The Indiana legislature, with heavy backing from the NRA, recently passed a bill that allows residents to use deadly force in response to the unlawful intrusion by a “public servant” to protect themselves and others, or their property. The bill was signed into law by governor Mitch Daniels.
Indiana is the first U.S. state to specifically allow force against officers, according to the Association of Prosecuting Attorneys in Washington, which represents and supports prosecutors. The National Rifle Association pushed for the law, saying an unfavorable court decision made the need clear and that it would allow homeowners to defend themselves during a violent, unjustified attack. Police lobbied against it.
Well obviously police would be against any bill, even a reasonable one, that allowed the use of force against them. But the NRA says that there was a need for this sort of legislation after an unfavorable court decision. Presumably that court decision had to do with a situation that this law would be applicable to. Let’s see what state senator Michael Young, the bill’s author, had to say:
Republican state Senator R. Michael Young… said there haven’t been any cases in which suspects have used the law to justify shooting police.
Oh, uh… what? Well still, there must be a perfectly good, completely logical reason for the law to have been written and passed.
Young cited a hypothetical situation of a homeowner returning to see an officer raping his daughter or wife.
You can’t really cite a hypothetical situation. You can completely make up a hypothetical situation, since it’s like, hypothetical. But whatever, I guess sometimes police do abuse their power. Maybe an officer would actually go so far as to warrant someone defending themselves by using deadly force. I actually found a perfect example of a cop overstepping his authority and an everyday citizen standing up to him. Check it out. It’s almost inspirational.
I believe that was in Gary, Indiana. It’s not a great place. According to everyone in support of this new shoot first, argue that it was legal later law, the state needed a reasonable piece of legislation on the books in case a (totally plausible) situation like coming home to a police officer raping your daughter happens to someone.
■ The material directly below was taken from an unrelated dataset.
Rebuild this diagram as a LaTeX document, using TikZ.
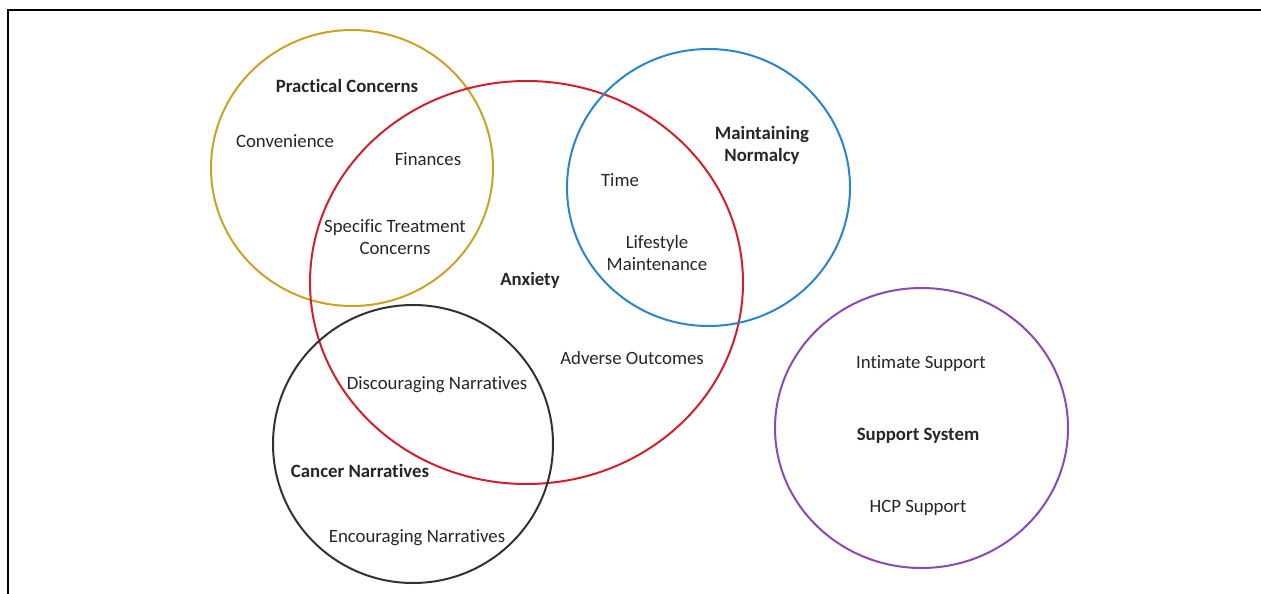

Here’s what governor Daniels had to say:
“In the real world, there will almost never be a situation in which these extremely narrow conditions are met,”… “This law is not an invitation to use violence or force against law enforcement officers.”
That makes perfect sense, except that it is absolutely an invitation to use force against the police. Responsible gun owners are responsible gun owners, and more likely than not law abiding citizens. Smart people are smart people, and know that shooting a cop is a really terrible idea and that they probably shouldn’t do it. Unfortunately the police don’t have a whole lot of run ins with responsible gun owners or smart people. The most eloquent debate I’ve ever seen someone have with a police officer on Cops went something like this:
Crack Addict: NAH NAH NAH! Fuck you mothufuckin’ pig! I got that first amendment mothuhfuckuh.
Officer: Sir the first amendment doesn’t give you the right to sell crack rocks to prostitutes.
Crack Addict: Imma need my fifth amendment then.
The problem with this law isn’t that people can legally attack and possibly kill a police officer in the one in a million scenario that the officer would deserve it. The problem is that the violent, dangerously stupid, nothing-to-lose low lives that the police deal with everyday will think they have the right to defend themselves violently, and probably do so more than before.
Instead of passing this pointless law and claiming that there won’t be problems because people are reasonable and will understand what the law really means, I have a better idea. Rely on the fact that people, especially judges, will be reasonable enough to understand the extenuating circumstances the one time some poor bastard actually does walk in on a cop raping his daughter and kills him. I mean, you did say they were reasonable after all. We’ve all agreed with an NWA song once or twice in our lives before, but this is ridiculous.